Politiques territoriales et urbanisme : des avancées néanmoins
Le Grenelle a identifié les collectivités territoriales comme étant des acteurs incontournables des politiques climat-énergie. A ce titre, les régions, départements, communautés urbaines, communautés d’agglomération ainsi que les communes et communautés de communes de plus de 50 000 habitants doivent avoir adopté un plan climat-énergie territorial pour le 31 décembre 2012. Si cette obligation constitue une avancée majeure, il est regrettable que le texte de loi restreigne le champ d’action aux compétences de la collectivité et délaisse par conséquent l’approche territoriale. Autre biais majeur : l’obligation ne couvre pas l’ensemble du territoire français et met ainsi les communes et intercommunalités de moins de 50 000 habitants et les territoires de projet (pays, Parcs Naturels Régionaux), soit en pratique les territoires ruraux, sur la touche.

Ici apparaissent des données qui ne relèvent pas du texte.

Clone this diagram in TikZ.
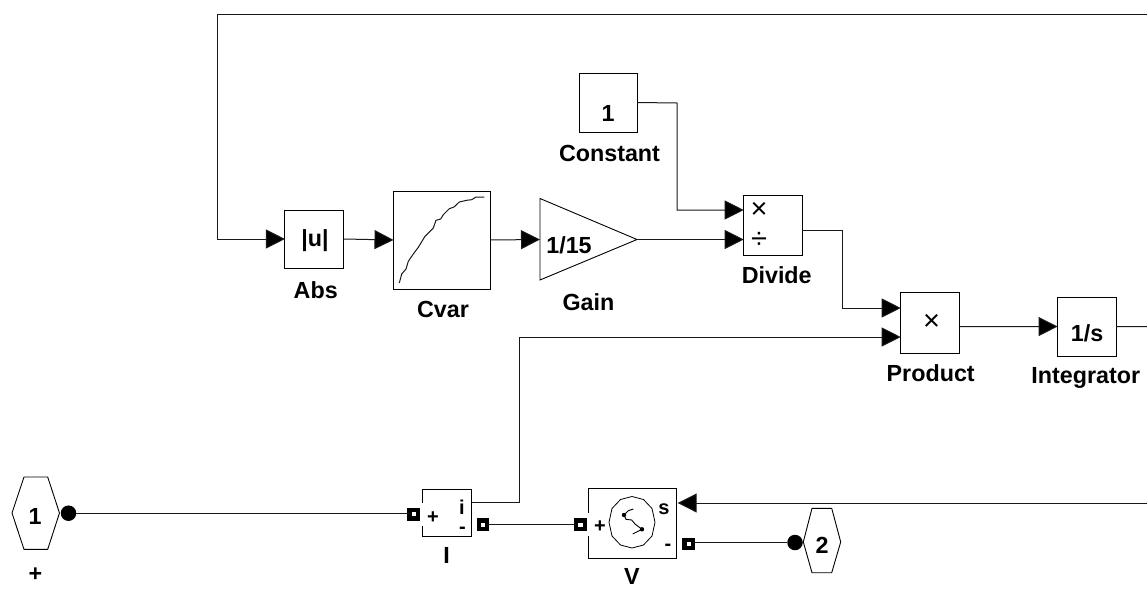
\documentclass[tikz,border=0pt]{standalone}
\usepackage{fontspec}
\setmainfont{Liberation Sans}
\usetikzlibrary{arrows.meta,shapes.geometric}
\tikzset{
  x=1pt,y=-1pt,
  every node/.style={inner sep=0pt,outer sep=0pt},
  lbl/.style={font=\fontsize{23.3}{25}\selectfont\bfseries},
  sym/.style={font=\fontsize{20}{22}\selectfont\bfseries},
  thinsym/.style={font=\fontsize{29}{29}\selectfont},
  block/.style={draw=black,line width=1pt,fill=white,sym},
  wire/.style={draw=black!90,line width=1pt},
  sig/.style={wire,-{Triangle[length=19pt,width=19pt,fill=black]}},
  conn/.style={draw=black,fill=white,line width=4.2pt,minimum size=8.5pt},
  dot/.style={circle,fill=black,minimum size=15.5pt},
}
\begin{document}
\begin{tikzpicture}
\useasboundingbox (0,0) rectangle (1147,594);
% blocks
\node[block,minimum width=58.7pt,minimum height=58pt] (abs) at (314.3,239) {};
\node[block,minimum width=97pt,minimum height=98pt] (cvar) at (442,240) {};
\node[block,minimum width=58pt,minimum height=59pt] (const) at (608,102.5) {};
\node[block,minimum width=58.8pt,minimum height=60pt] (div) at (773,225) {};
\node[block,minimum width=58.8pt,minimum height=61pt] (prod) at (930,322.5) {};
\node[block,minimum width=58.8pt,minimum height=59pt] (integ) at (1087,326.5) {};
\coordinate (gA) at (540,198.5);
\coordinate (gB) at (540,280);
\coordinate (gC) at (637,239.5);
\draw[line width=0.9pt,line join=miter] (gA) -- (gC) -- (gB) -- cycle;
\coordinate (gIn) at (540,239.5);
% I and V blocks (left side broken at the port)
\coordinate (iNE) at (471.5,489.3);
\coordinate (iSE) at (471.5,536.3);
\coordinate (vNE) at (676.3,488);
\coordinate (vSE) at (676.3,558.3);
\draw[line width=1pt] (422.7,503) -- (422.7,489.3) -- (iNE) -- (iSE) -- (422.7,536.3) -- (422.7,525.7);
\draw[line width=1pt] (588.3,513.3) -- (588.3,488) -- (vNE) -- (vSE) -- (588.3,558.3) -- (588.3,536);
% hexagons
\draw[line width=0.9pt] (12,513) -- (24,477) -- (47.7,477) -- (59.5,513) -- (47.7,549.3) -- (24,549.3) -- cycle;
\draw[line width=0.9pt] (803.3,542) -- (812,508.3) -- (831.7,508.3) -- (840.7,542) -- (831.7,572.7) -- (812,572.7) -- cycle;
% ports
\node[dot] (p1) at (68.5,513.2) {};
\node[dot] (p2) at (795,542.5) {};
\node[conn] (iIn) at (413.8,514.3) {};
\node[conn] (iOut) at (483,524.7) {};
\node[conn] (vIn) at (580.5,524.7) {};
\node[conn] (vOut) at (688.8,544) {};
% junctions
\coordinate (tr) at (1147,15);
\coordinate (tl) at (217,15);
\coordinate (absIn) at (217,239);
\coordinate (cb) at (677,103);
\coordinate (divA) at (743.7,210);
\coordinate (divB) at (743.7,239.5);
\coordinate (d1) at (842.3,230.7);
\coordinate (prodA) at (900.7,308);
\coordinate (prodB) at (900.7,337);
\coordinate (i1) at (519.7,502.7);
\coordinate (prodOut) at (959.5,326.7);
\coordinate (vS) at (677.7,503);
\coordinate (rr) at (1147,503);
\coordinate (intOut) at (1147,326.7);
% connectors
\draw[sig] (tr) -- (tl) -- (absIn) -- (abs.west);
\draw[sig] (abs.east) -- (cvar.west);
\draw[sig] (cvar.east) -- (gIn);
\draw[sig] (const.east) -- (cb) |- (divA);
\draw[sig] (gC) -- (divB);
\draw[sig] (d1 -| div.east) -- (d1) |- (prodA);
\draw[sig] (iNE |- i1) -- (i1) |- (prodB);
\draw[sig] (prodOut) -- (integ.west);
\draw[wire] (integ.east) -- (intOut);
\draw[sig] (rr) -- (vS);
\draw[wire] (p1.east) -- (p1.east -| iIn.west);
\draw[wire] (iOut) -- (vIn);
\draw[wire] (vOut.east |- p2) -- (p2.west);
% curve in Cvar
\draw[line width=1pt,black!90,line join=round] (399.3,283) -- (401.7,274) -- (406,269) -- (408.3,261.3) -- (413.3,254) -- (418.3,247.3) -- (425,236.3) -- (433.3,228) -- (436,220.3) -- (440.7,219) -- (443.3,214.7) -- (449.3,208.7) -- (454,207) -- (459.3,202) -- (466.7,200.3) -- (471.7,199.7) -- (476,197) -- (484.3,197);
% instrument in V
\draw[line width=0.8pt] (655,522.3) -- (652,508.5) -- (643.5,499.5) -- (632,496.5) -- (620.5,499.5) -- (612,508.5) -- (609,522.3) -- (612,536) -- (620.5,545) -- (632,548) -- (643.5,545) -- (652,536) -- cycle;
\draw[line width=0.9pt,line join=round] (633.3,509) -- (628.3,510.7) -- (624,515) -- (626,519.3) -- (631.7,520) -- (635,524) -- (642,529.3) -- (632.7,534);
\fill (624,515) circle (2.2pt) (642,529.3) circle (2.2pt);
% texts
\node[lbl] (tPlus) at (35.5,575) {+};
\node[lbl] (t1) at (35,516) {1};
\node[lbl] (t2) at (822,545) {2};
\node[lbl] (tConst) at (609.5,153) {Constant};
\node[lbl] (tAbs) at (315.7,290) {Abs};
\node[lbl] (tCvar) at (443,309) {Cvar};
\node[lbl] (tGain) at (588.5,302) {Gain};
\node[lbl] (tDiv) at (776.7,275) {Divide};
\node[lbl] (tProd) at (930.7,373) {Product};
\node[lbl] (tInt) at (1085.7,378) {Integrator};
\node[lbl] (tI) at (446.7,555) {I};
\node[lbl] (tV) at (632,576.7) {V};
\node[lbl] (vConst) at (608,113) {1};
\node[lbl] (vAbs) at (315,241) {|u|};
\node[lbl] (vGain) at (569,245) {1/15};
\node[lbl] (vInt) at (1087,333) {1/s};
\node[sym] (iP) at (433,518) {+};
\node[sym] (iI) at (462,507.5) {i};
\node[sym] (iM) at (462.5,530.5) {-};
\node[sym] (vP) at (600,527) {+};
\node[sym] (vSl) at (664,509) {s};
\node[sym] (vM) at (668,547) {-};
\node[thinsym] (xA) at (759,210.5) {×};
\node[thinsym] (xB) at (759,240) {÷};
\node[thinsym] (xC) at (931.5,322) {×};
\end{tikzpicture}
\end{document}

Concernant l’urbanisme, de réelles avancées ont été obtenues avec la nécessité de prendre en considération la réduction des émissions de gaz à effet de serre, la maîtrise de l’énergie et la production énergétique à partir de sources renouvelables dans les Schémas de Cohérence Territoriale (SCoT) et les Plans Locaux d’Urbanisme (PLU).